It’s been a while since I’ve done a terminology post, and I’ve got a fun one today.
Remember how I posted two images of Madge Bellamy, one in full Edwardian curves, one in slim, flattened ’20s? Madge’s curvy Gibson Girl silhouette was achieved with corsetry and padding above and below.
Extremely voluptuous (if fake) figure were the desired look throughout the late 19th century and for the first decade of the 20th, and actresses like Madge often found such curves a useful attribute in advancing their career. As we can see from Madge, these curves weren’t always real.
It’s not that hard to fake curves in a dress, but what if you were a chorus girl, expected to show off your legs? Or an actress given a role that demanded a little more exposure?
Enter symmetricals. Symmetricals were knit tights that were padded to create full calves and thighs, instantly giving the effect of voluptuous curves from the waist down.
Symmetricals were primarily the provenance of actors, as they were the only ones likely to need them on a regular basis, but non-stage folk resorted to them for fancy dress balls, as this account of a society ball in New York in 1893 attests:
Some of them looked enviously at the fat calves of the flunkies.

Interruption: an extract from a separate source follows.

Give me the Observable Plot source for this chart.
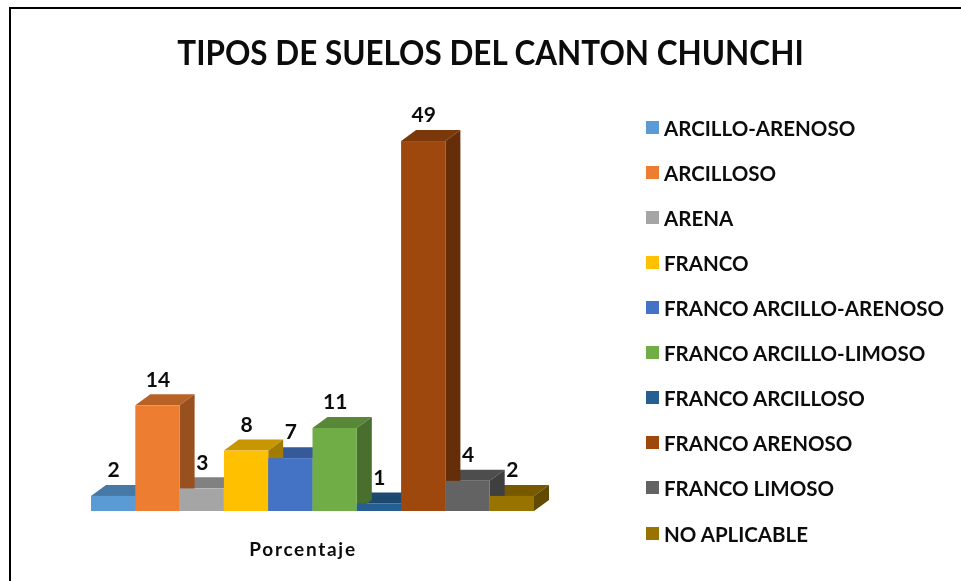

Some regarded their own with apprehension. They were padded outrageously, and everyone knew it, but as long as the ‘symmetricals’, as stage people call them, did not get out of place it did not matter.
Symmetricals could be bought, but those on the lower pay scales made their own by carefully sewing cotton wool into flesh coloured silk-cotton tights. The actress Gertrude Lawrence describes how, as a child, she helped her slim-legged chorus girl mother with the tedious task of creating the “much -desired and seductively rounded thighs”, and thus learned that “frequently a woman’s legs (and not her face) are her fortune.”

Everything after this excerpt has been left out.